Ce livre semble surréaliste mais il n’est pas irréaliste. Son objet ne couvre t il pas un rêve ultime ? Celui d’une liberté absolue d’actions, sans conditions ni pression, d’une éducation centrée sur la créativité et l’imagination stimulée sur tous types d’écrans (téléviseur, plateformes, apps …), d’un développement de projets illustrant des passions les plus insolites sans grande concurrence, de fortunes dépassant le PIB de plusieurs pays occidentaux, de recours à des optimisations fiscales légales, d’une puissance défiant les Etats, d’un modèle disruptif de nouveau monde aux antipodes de l’ordre mondial actuel.
Dans un style concis et vivant, Christine Kerdellant se livre à un audit des visions futuristes d’une poignée d’influenceurs à la fois milliardaires et américains. Leur vision de changement social à portée extra planétaire pourrait saper les fondements mêmes du capitalisme.
Opportunités pour l’humanité ou menaces pour la démocratie ? Leur puissance n’émane pas uniquement de l’immensité de leur fortune, mais pour certains, de leurs activités high tech en situation de monopole, et pour d’autres, de leur diffusion de données sensibles à une fraction de l’humanité. Pour l’autrice, cela pose un problème d’éthique et de responsabilité de la part des Etats. Dans son ouvrage, elle attise la curiosité du lecteur afin d’alerter sur l’absence de limites et de contrôles de ces projets, entraînant une mainmise de plus d’un tiers de satellites impactant les stratégies militaires, le déploiement d’implants sur les humains dans un cadre médical, l’exploitation de milliards de données à des fins politiques … Ces rêveurs passionnés de science-fiction ne sont pas loin de supplanter l’Etat qui selon eux se contente de les taxer à outrance.

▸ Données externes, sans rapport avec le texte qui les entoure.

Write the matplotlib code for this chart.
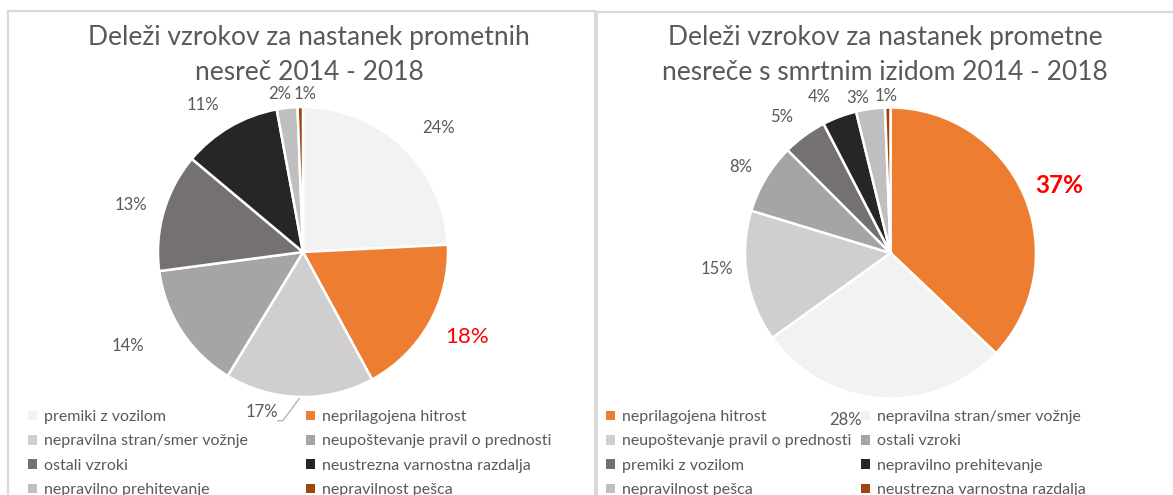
import matplotlib.pyplot as plt
from matplotlib.patches import Rectangle, Patch
import numpy as np

plt.rcParams['font.family'] = ['Lato', 'DejaVu Sans']

# Left chart: all accidents 2014 - 2018 (shares in %)
causes_all = ['premiki z vozilom', 'neprilagojena hitrost', 'nepravilna stran/smer vožnje',
              'neupoštevanje pravil o prednosti', 'ostali vzroki', 'neustrezna varnostna razdalja',
              'nepravilno prehitevanje', 'nepravilnost pešca']
shares_all = [24.2, 17.9, 16.6, 14.2, 13.2, 11.0, 2.3, 0.6]
labels_all = ['24%', '18%', '17%', '14%', '13%', '11%', '2%', '1%']

# Right chart: fatal accidents 2014 - 2018 (shares in %)
causes_fatal = ['neprilagojena hitrost', 'nepravilna stran/smer vožnje', 'neupoštevanje pravil o prednosti',
                'ostali vzroki', 'premiki z vozilom', 'nepravilno prehitevanje',
                'nepravilnost pešca', 'neustrezna varnostna razdalja']
shares_fatal = [37.1, 28.0, 14.6, 7.8, 4.9, 3.8, 3.2, 0.6]
labels_fatal = ['37%', '28%', '15%', '8%', '5%', '4%', '3%', '1%']

title_all = 'Deleži vzrokov za nastanek prometnih\nnesreč 2014 - 2018'
title_fatal = 'Deleži vzrokov za nastanek prometne\nnesreče s smrtnim izidom 2014 - 2018'

grey = '#595959'
orange = '#ED7D31'
colors_all = ['#F2F2F2', orange, '#D0CECE', '#A5A5A5', '#767171', '#262626', '#BFBFBF', '#9E480E']
colors_fatal = [orange, '#F2F2F2', '#D0CECE', '#A5A5A5', '#767171', '#262626', '#BFBFBF', '#9E480E']

W, H = 1173, 495
fig = plt.figure(figsize=(W / 100, H / 100), dpi=100)


def px_box(x0, y0, x1, y1):
    return [x0 / W, 1 - y1 / H, (x1 - x0) / W, (y1 - y0) / H]


# panel frames
fig.add_artist(Rectangle((8 / W, -0.1), 587 / W, 1.1 - 11 / H, transform=fig.transFigure,
                         fill=False, ec='#D9D9D9', lw=1.6))
fig.add_artist(Rectangle((597 / W, -0.1), 700 / W, 1.1 - 12 / H, transform=fig.transFigure,
                         fill=False, ec='#D9D9D9', lw=1.6))


def draw_pie(box, shares, labels, colors, dists, offs, highlight, hl_size, bold):
    ax = fig.add_axes(box)
    wedges, _ = ax.pie(shares, colors=colors, startangle=90, counterclock=False,
                       wedgeprops=dict(edgecolor='white', linewidth=1.8))
    ax.set_xlim(-1, 1)
    ax.set_ylim(-1, 1)
    for i, w in enumerate(wedges):
        ang = np.deg2rad((w.theta1 + w.theta2) / 2 - offs[i])
        x, y = dists[i] * np.cos(ang), dists[i] * np.sin(ang)
        if i == highlight:
            ax.text(x, y, labels[i], color='#FF0000', fontsize=hl_size, ha='center', va='center',
                    fontweight='bold' if bold else 'normal')
        else:
            ax.text(x, y, labels[i], color=grey, fontsize=12, ha='center', va='center')
    return ax, wedges


ax1, w1 = draw_pie(px_box(158, 107, 448, 397), shares_all, labels_all, colors_all,
                   [1.27, 1.27, 1.14, 1.37, 1.23, 1.23, 1.10, 1.09],
                   [4, -2, 13, 5, -1, -4, -2, 2], 1, 16, False)
# leader line for 17%
m = np.deg2rad((w1[2].theta1 + w1[2].theta2) / 2)
ang = np.deg2rad((w1[2].theta1 + w1[2].theta2) / 2 - 13)
tx, ty = 1.14 * np.cos(ang), 1.14 * np.sin(ang)
ax1.plot([tx + 0.11, tx + 0.145, 1.01 * np.cos(m)], [ty - 0.06, ty - 0.06, 1.01 * np.sin(m)],
         color='#A6A6A6', lw=0.8, clip_on=False)

ax2, w2 = draw_pie(px_box(745, 107.5, 1036, 398.5), shares_fatal, labels_fatal, colors_fatal,
                   [1.245, 1.19, 1.20, 1.19, 1.20, 1.18, 1.09, 1.08],
                   [1.5, 11, 4, -1, -2.5, -4, -4, -0.5], 0, 17.5, True)

fig.text(309 / W, 1 - 55 / H, title_all, ha='center', va='center', fontsize=19,
         color=grey, linespacing=1.55)
fig.text(885 / W, 1 - 55 / H, title_fatal, ha='center', va='center', fontsize=19,
         color=grey, linespacing=1.55)


def draw_legend(names, colors, x0, spacing):
    handles = [Patch(facecolor=c, edgecolor='none', label=n) for n, c in zip(names, colors)]
    order = [0, 2, 4, 6, 1, 3, 5, 7]
    fig.legend([handles[i] for i in order], [names[i] for i in order], ncol=2,
               loc='upper left', bbox_to_anchor=(x0 / W, 1 - 410 / H), frameon=False,
               fontsize=11.5, labelcolor=grey, handlelength=0.55, handleheight=0.55,
               handletextpad=0.45, columnspacing=spacing, labelspacing=0.65,
               borderaxespad=0, borderpad=0)


draw_legend(causes_all, colors_all, 28, 3.65)
draw_legend(causes_fatal, colors_fatal, 606, 0.6)

fig.savefig('out.png', dpi=100)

Un contrôle des Etats, est-ce pure fiction ? Le modèle Chinois où l’Etat prend le contrôle des activités des milliardaires est il plus approprié ? Le modèle européen où l’Etat régule en taxant fortement les grandes fortunes?
Le capitalisme à l’américaine incluant la notion de liberté économique ayant atteint un niveau incontrôlable, ne reflète-t-il pas rêve américain qui offre l’opportunité de prospérer en toute liberté ? Dans l’ idéal, dans tous types de modèles, il faudrait des gardes fous (des » sages »).
Pour l’instant, et avec le support de leur gouvernement, les « milliardaires plus forts que les Etats » continuent donc à vivre leur rêve américain.
Christine KERDELLANT est essayiste et journaliste économique. Elle a étudié l’économie à l’Université de Caen et a intégré HEC. Parallèlement à sa carrière de journaliste, elle a écrit plus d’une quinzaine d’essais et romans.